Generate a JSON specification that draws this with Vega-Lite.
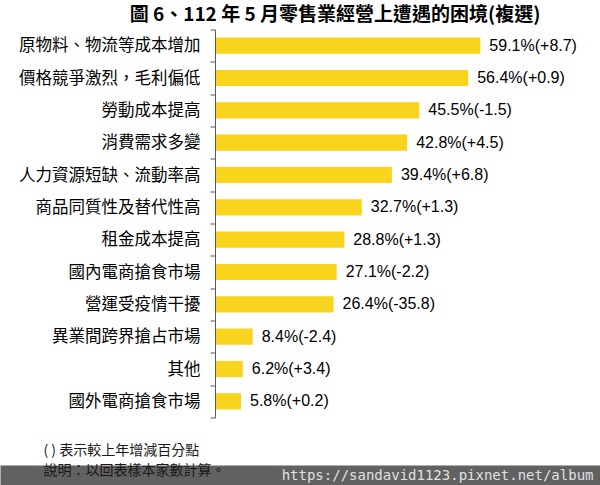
{
  "$schema": "https://vega.github.io/schema/vega-lite/v6.json",
  "width": 600,
  "height": 388,
  "autosize": {"type": "none"},
  "padding": {"top": 29.5, "bottom": 67.5, "left": 0, "right": 0},
  "background": "white",
  "title": {
    "text": "圖 6、112 年 5 月零售業經營上遭遇的困境(複選)",
    "font": "Noto Sans CJK TC",
    "fontSize": 19,
    "fontWeight": "bold",
    "color": "#000000",
    "anchor": "middle",
    "baseline": "bottom",
    "dx": 35,
    "dy": 22,
    "offset": 0
  },
  "data": {
    "values": [
      {"item": "原物料、物流等成本增加", "value": 59.1, "label": "59.1%(+8.7)"},
      {"item": "價格競爭激烈，毛利偏低", "value": 56.4, "label": "56.4%(+0.9)"},
      {"item": "勞動成本提高", "value": 45.5, "label": "45.5%(-1.5)"},
      {"item": "消費需求多變", "value": 42.8, "label": "42.8%(+4.5)"},
      {"item": "人力資源短缺、流動率高", "value": 39.4, "label": "39.4%(+6.8)"},
      {"item": "商品同質性及替代性高", "value": 32.7, "label": "32.7%(+1.3)"},
      {"item": "租金成本提高", "value": 28.8, "label": "28.8%(+1.3)"},
      {"item": "國內電商搶食市場", "value": 27.1, "label": "27.1%(-2.2)"},
      {"item": "營運受疫情干擾", "value": 26.4, "label": "26.4%(-35.8)"},
      {"item": "異業間跨界搶占市場", "value": 8.4, "label": "8.4%(-2.4)"},
      {"item": "其他", "value": 6.2, "label": "6.2%(+3.4)"},
      {"item": "國外電商搶食市場", "value": 5.8, "label": "5.8%(+0.2)"}
    ]
  },
  "encoding": {
    "y": {
      "field": "item",
      "type": "nominal",
      "sort": null,
      "scale": {"paddingInner": 0, "paddingOuter": 0},
      "axis": {
        "title": ["( ) 表示較上年增減百分點", "說明：以回表樣本家數計算。"],
        "titleAngle": 0,
        "titleAlign": "left",
        "titleBaseline": "middle",
        "titleX": -172,
        "titleY": 421,
        "titleFont": "Noto Sans CJK TC",
        "titleFontSize": 14,
        "titleFontWeight": "normal",
        "titleColor": "#1a1a1a",
        "titleLineHeight": 20,
        "offset": -215,
        "tickBand": "extent",
        "tickSize": 5,
        "tickColor": "#595959",
        "domainColor": "#595959",
        "labelFont": "Noto Sans CJK TC",
        "labelFontSize": 16.5,
        "labelColor": "#000000",
        "labelPadding": 10,
        "labelLimit": 400,
        "grid": false,
        "zindex": 2
      }
    },
    "x": {
      "field": "value",
      "type": "quantitative",
      "scale": {"domain": [-47.88, 85.75]},
      "axis": {
        "title": "https://sandavid1123.pixnet.net/album",
        "titleFont": "DejaVu Sans Mono",
        "titleFontSize": 14,
        "titleFontWeight": "normal",
        "titleColor": "#e0e0e0",
        "titleAnchor": "end",
        "titleAlign": "right",
        "titleBaseline": "middle",
        "titleX": 593,
        "titleY": 0,
        "offset": 57.5,
        "domainWidth": 20,
        "domainColor": "#616161",
        "domainCap": "butt",
        "ticks": false,
        "labels": false,
        "grid": false,
        "zindex": 1
      }
    }
  },
  "layer": [
    {
      "mark": {"type": "bar", "color": "#F8D41C", "height": {"band": 0.5}}
    },
    {
      "mark": {
        "type": "text",
        "align": "left",
        "baseline": "middle",
        "dx": 9,
        "font": "Liberation Sans",
        "fontSize": 16,
        "color": "#000000"
      },
      "encoding": {"text": {"field": "label"}}
    }
  ],
  "config": {"view": {"stroke": null}}
}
____
WHAT TO WORK ON
Keep the pictures out of the copy and write out the data exactly as it stands.

ANSWER
Generate a JSON specification that draws this with Vega-Lite.
{
  "$schema": "https://vega.github.io/schema/vega-lite/v6.json",
  "width": 600,
  "height": 388,
  "autosize": {"type": "none"},
  "padding": {"top": 29.5, "bottom": 67.5, "left": 0, "right": 0},
  "background": "white",
  "title": {
    "text": "圖 6、112 年 5 月零售業經營上遭遇的困境(複選)",
    "font": "Noto Sans CJK TC",
    "fontSize": 19,
    "fontWeight": "bold",
    "color": "#000000",
    "anchor": "middle",
    "baseline": "bottom",
    "dx": 35,
    "dy": 22,
    "offset": 0
  },
  "data": {
    "values": [
      {"item": "原物料、物流等成本增加", "value": 59.1, "label": "59.1%(+8.7)"},
      {"item": "價格競爭激烈，毛利偏低", "value": 56.4, "label": "56.4%(+0.9)"},
      {"item": "勞動成本提高", "value": 45.5, "label": "45.5%(-1.5)"},
      {"item": "消費需求多變", "value": 42.8, "label": "42.8%(+4.5)"},
      {"item": "人力資源短缺、流動率高", "value": 39.4, "label": "39.4%(+6.8)"},
      {"item": "商品同質性及替代性高", "value": 32.7, "label": "32.7%(+1.3)"},
      {"item": "租金成本提高", "value": 28.8, "label": "28.8%(+1.3)"},
      {"item": "國內電商搶食市場", "value": 27.1, "label": "27.1%(-2.2)"},
      {"item": "營運受疫情干擾", "value": 26.4, "label": "26.4%(-35.8)"},
      {"item": "異業間跨界搶占市場", "value": 8.4, "label": "8.4%(-2.4)"},
      {"item": "其他", "value": 6.2, "label": "6.2%(+3.4)"},
      {"item": "國外電商搶食市場", "value": 5.8, "label": "5.8%(+0.2)"}
    ]
  },
  "encoding": {
    "y": {
      "field": "item",
      "type": "nominal",
      "sort": null,
      "scale": {"paddingInner": 0, "paddingOuter": 0},
      "axis": {
        "title": ["( ) 表示較上年增減百分點", "說明：以回表樣本家數計算。"],
        "titleAngle": 0,
        "titleAlign": "left",
        "titleBaseline": "middle",
        "titleX": -172,
        "titleY": 421,
        "titleFont": "Noto Sans CJK TC",
        "titleFontSize": 14,
        "titleFontWeight": "normal",
        "titleColor": "#1a1a1a",
        "titleLineHeight": 20,
        "offset": -215,
        "tickBand": "extent",
        "tickSize": 5,
        "tickColor": "#595959",
        "domainColor": "#595959",
        "labelFont": "Noto Sans CJK TC",
        "labelFontSize": 16.5,
        "labelColor": "#000000",
        "labelPadding": 10,
        "labelLimit": 400,
        "grid": false,
        "zindex": 2
      }
    },
    "x": {
      "field": "value",
      "type": "quantitative",
      "scale": {"domain": [-47.88, 85.75]},
      "axis": {
        "title": "https://sandavid1123.pixnet.net/album",
        "titleFont": "DejaVu Sans Mono",
        "titleFontSize": 14,
        "titleFontWeight": "normal",
        "titleColor": "#e0e0e0",
        "titleAnchor": "end",
        "titleAlign": "right",
        "titleBaseline": "middle",
        "titleX": 593,
        "titleY": 0,
        "offset": 57.5,
        "domainWidth": 20,
        "domainColor": "#616161",
        "domainCap": "butt",
        "ticks": false,
        "labels": false,
        "grid": false,
        "zindex": 1
      }
    }
  },
  "layer": [
    {
      "mark": {"type": "bar", "color": "#F8D41C", "height": {"band": 0.5}}
    },
    {
      "mark": {
        "type": "text",
        "align": "left",
        "baseline": "middle",
        "dx": 9,
        "font": "Liberation Sans",
        "fontSize": 16,
        "color": "#000000"
      },
      "encoding": {"text": {"field": "label"}}
    }
  ],
  "config": {"view": {"stroke": null}}
}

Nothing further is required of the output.